Organizers say they hope their planned blockade on Monday will help secure union representation for more port workers. Leaders of the International Longshore and Workers Union, however, say they could do without the help.
“It’s presumptuous of them to say they’re shutting down our port in solidarity with us,” said Richard Mead, president of the Bay Area local ILWU affiliate, during an interview in his hiring hall office.
Two dozen rank-and-file longshoremen interviewed this week offered mixed views of the plan, with workers upset about the protest outnumbering supporters about three to one.
“It’s bizarre for one group of people to announce what’s best for 20,000 workers without having any conversations, and without respecting our union’s decision making process,” said Craig Merrilees, a spokesman for the International Longshore and Workers Union.

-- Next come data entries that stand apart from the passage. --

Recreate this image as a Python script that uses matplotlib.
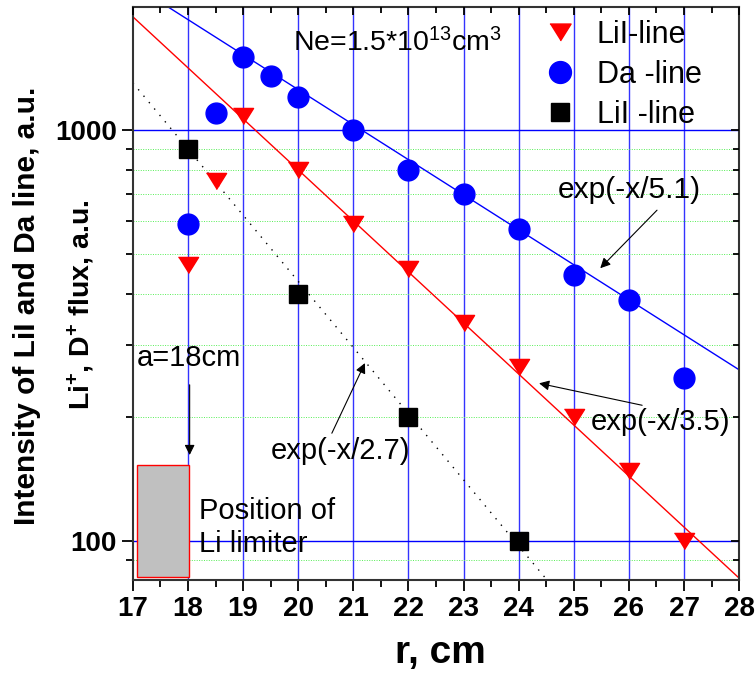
import numpy as np
import matplotlib
matplotlib.use("Agg")
import matplotlib.pyplot as plt
from matplotlib.patches import Rectangle
from matplotlib.ticker import FixedLocator, FixedFormatter, NullFormatter, LogLocator

plt.rcParams['font.family'] = ['Liberation Sans', 'DejaVu Sans']
plt.rcParams['mathtext.default'] = 'regular'

# LiI-line (red triangles)
lil_r = [18, 18.5, 19, 20, 21, 22, 23, 24, 25, 26, 27]
lil_val = [470, 750, 1080, 800, 590, 460, 340, 265, 200, 148, 100]

# Da-line (blue circles)
da_r = [18, 18.5, 19, 19.5, 20, 21, 22, 23, 24, 25, 26, 27]
da_val = [590, 1100, 1500, 1350, 1200, 1000, 800, 700, 575, 445, 385, 250]

# LiI -line (black squares)
sq_r = [18, 20, 22, 24]
sq_val = [900, 400, 200, 100]

# exponential fits: decay length, anchor r, value at anchor
fit_blue = (5.1, 28, 261)
fit_red = (3.5, 28, 81.3)
fit_black = (2.7, 17, 1301)

x_ticks = [17, 18, 19, 20, 21, 22, 23, 24, 25, 26, 27, 28]
y_ticks = [100, 1000]
y_labels = ['100', '1000']


def fit_line(fit, x):
    lam, x0, y0 = fit
    return y0 * np.exp(-(x - x0) / lam)


def arrow(ax, head, tail):
    ax.annotate('', xy=head, xytext=tail,
                arrowprops=dict(arrowstyle='-|>', color='black', lw=0.8, mutation_scale=15,
                                shrinkA=0, shrinkB=0), zorder=5)


fig = plt.figure(figsize=(7.55, 6.73), dpi=100)
ax = fig.add_axes([0.176, 0.138, 0.803, 0.8516])
ax.set_yscale('log')
ax.set_xlim(17, 28)
ax.set_ylim(80.4, 1990)

# grid
for xv in x_ticks[1:-1]:
    ax.axvline(xv, color='#0000ff', lw=1.0, alpha=0.8, zorder=1)
for yv in y_ticks:
    ax.axhline(yv, color='#0000ff', lw=1.0, zorder=1)
for yv in [90, 200, 300, 400, 500, 600, 700, 800, 900]:
    ax.axhline(yv, color='#55ee55', lw=0.7, ls=(0, (1, 1.5)), zorder=1)

xx = np.linspace(17, 28, 200)
ax.plot(xx, fit_line(fit_blue, xx), color='blue', lw=1.0, zorder=2)
ax.plot(xx, fit_line(fit_red, xx), color='red', lw=1.0, zorder=2)
ax.plot(xx, fit_line(fit_black, xx), color='black', lw=1.0, ls=(0, (1, 5)), zorder=2)

tri = [(-1, 0.8), (1, 0.8), (0, -0.8)]
ax.plot(lil_r, lil_val, ls='none', marker=tri, ms=14.5, color='red', label='LiI-line', zorder=4)
ax.plot(da_r, da_val, ls='none', marker='o', ms=15, color='blue', label='Da -line', zorder=4)
ax.plot(sq_r, sq_val, ls='none', marker='s', ms=13, color='black', label='LiI -line', zorder=4)

# limiter
ax.add_patch(Rectangle((17.07, 81.7), 0.95, 153 - 81.7, facecolor='#c0c0c0',
                       edgecolor='red', lw=1.0, zorder=3))

ax.text(18.2, 108, 'Position of\nLi limiter', fontsize=21, va='center', ha='left', zorder=5)
ax.text(17.07, 279, 'a=18cm', fontsize=21, va='center', ha='left', zorder=5)
arrow(ax, (18.03, 162), (18.03, 240))

ax.text(19.5, 166, 'exp(-x/2.7)', fontsize=21, va='center', ha='left', zorder=5)
arrow(ax, (21.21, 271), (20.61, 183))

ax.text(25.31, 195, 'exp(-x/3.5)', fontsize=21, va='center', ha='left', zorder=5)
arrow(ax, (24.37, 242), (26.24, 214))

ax.text(24.70, 714, 'exp(-x/5.1)', fontsize=21.5, va='center', ha='left', zorder=5)
arrow(ax, (25.48, 461), (26.51, 638))

ax.text(19.9, 1549, r'Ne=1.5*10$^{13}$cm$^{3}$', fontsize=20.5, va='baseline', ha='left', zorder=5)

ax.legend(loc='upper left', bbox_to_anchor=(0.681, 0.978), frameon=False, fontsize=22,
          borderpad=0, handlelength=0.95, handletextpad=0.72, labelspacing=0.33,
          borderaxespad=0, markerscale=1.05)

# ticks
ax.xaxis.set_major_locator(FixedLocator(x_ticks))
ax.xaxis.set_minor_locator(FixedLocator(np.arange(17.5, 28, 1.0)))
ax.yaxis.set_major_locator(FixedLocator(y_ticks))
ax.yaxis.set_major_formatter(FixedFormatter(y_labels))
ax.yaxis.set_minor_locator(LogLocator(base=10, subs=np.arange(2, 10)))
ax.yaxis.set_minor_formatter(NullFormatter())
ax.tick_params(which='major', direction='out', length=8, width=1.3, labelsize=20)
ax.tick_params(which='minor', direction='out', length=5, width=1.3)
for lab in ax.get_xticklabels() + ax.get_yticklabels():
    lab.set_fontweight('bold')

for sp in ax.spines.values():
    sp.set_linewidth(1.5)
    sp.set_color('#333333')

# mirrored ticks on top and right, pointing inwards
axt = ax.twiny()
axt.set_xlim(ax.get_xlim())
axt.xaxis.set_major_locator(FixedLocator(x_ticks))
axt.xaxis.set_minor_locator(FixedLocator(np.arange(17.5, 28, 1.0)))
axt.tick_params(which='both', direction='in', labeltop=False, width=1.3)
axt.tick_params(which='major', length=6)
axt.tick_params(which='minor', length=4)
axr = ax.twinx()
axr.set_yscale('log')
axr.set_ylim(ax.get_ylim())
axr.yaxis.set_major_locator(FixedLocator(y_ticks))
axr.yaxis.set_minor_locator(LogLocator(base=10, subs=np.arange(2, 10)))
axr.yaxis.set_minor_formatter(NullFormatter())
axr.tick_params(which='both', direction='in', labelright=False, width=1.3)
axr.tick_params(which='major', length=6)
axr.tick_params(which='minor', length=4)
for a in (axt, axr):
    for sp in a.spines.values():
        sp.set_visible(False)

ax.set_xlabel('r, cm', fontsize=28, fontweight='bold', labelpad=8)
ax.xaxis.set_label_coords(0.508, -0.095)
fig.text(0.036, 1 - 306 / 673, 'Intensity of LiI and Da line, a.u.', rotation=90,
         fontsize=21.5, fontweight='bold', ha='center', va='center')
fig.text(0.108, 1 - 305 / 673, r'Li$^{+}$, D$^{+}$ flux, a.u.', rotation=90,
         fontsize=20.5, fontweight='bold', ha='center', va='center')

fig.savefig('out.png', dpi=100)
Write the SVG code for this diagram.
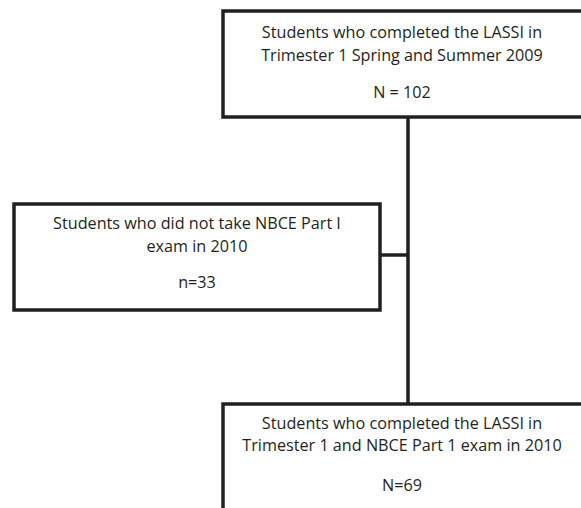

In a letter Wednesday to local chapters, ILWU President Robert McEllrath accused the Occupy movement of meddling.
"Support is one thing, organization from outside groups attempting to co-opt our struggle in order to advance a broader agenda is quite another," McEllrath's letter stated.
But Occupy organizers say the action will take their protest in a proactive new direction.
“What this movement is about is that it’s helping working people,” said Mike King, 32, a graduate student at the University of California, Santa Cruz. He’s among a group of three dozen people who have been meeting in downtown Oakland every evening and distributing flyers about the event.
At first glance, the Occupy movement and labor unions might seem made for each other. Unions have a long history of forming alliances with non-union groups to further their goals.
Labor unions such as the ILWU and the Service Employees International Union have for years sought to turn income inequality and corporate influence over politics into popular causes. They largely failed — until the Occupy Movement put these topics on the nightly news and into millions of Twitter streams.
Occupy, meanwhile, has benefitted from unions’ manpower, organizational might and mainstream legitimacy. Thousands of members of dozens of unions participated in a massive protest Nov. 2 that shut down the Port of Oakland in response to the eviction of the Occupy Oakland encampment. (The shutdown cost the Port hundreds of thousands of dollars and delayed shipping traffic.)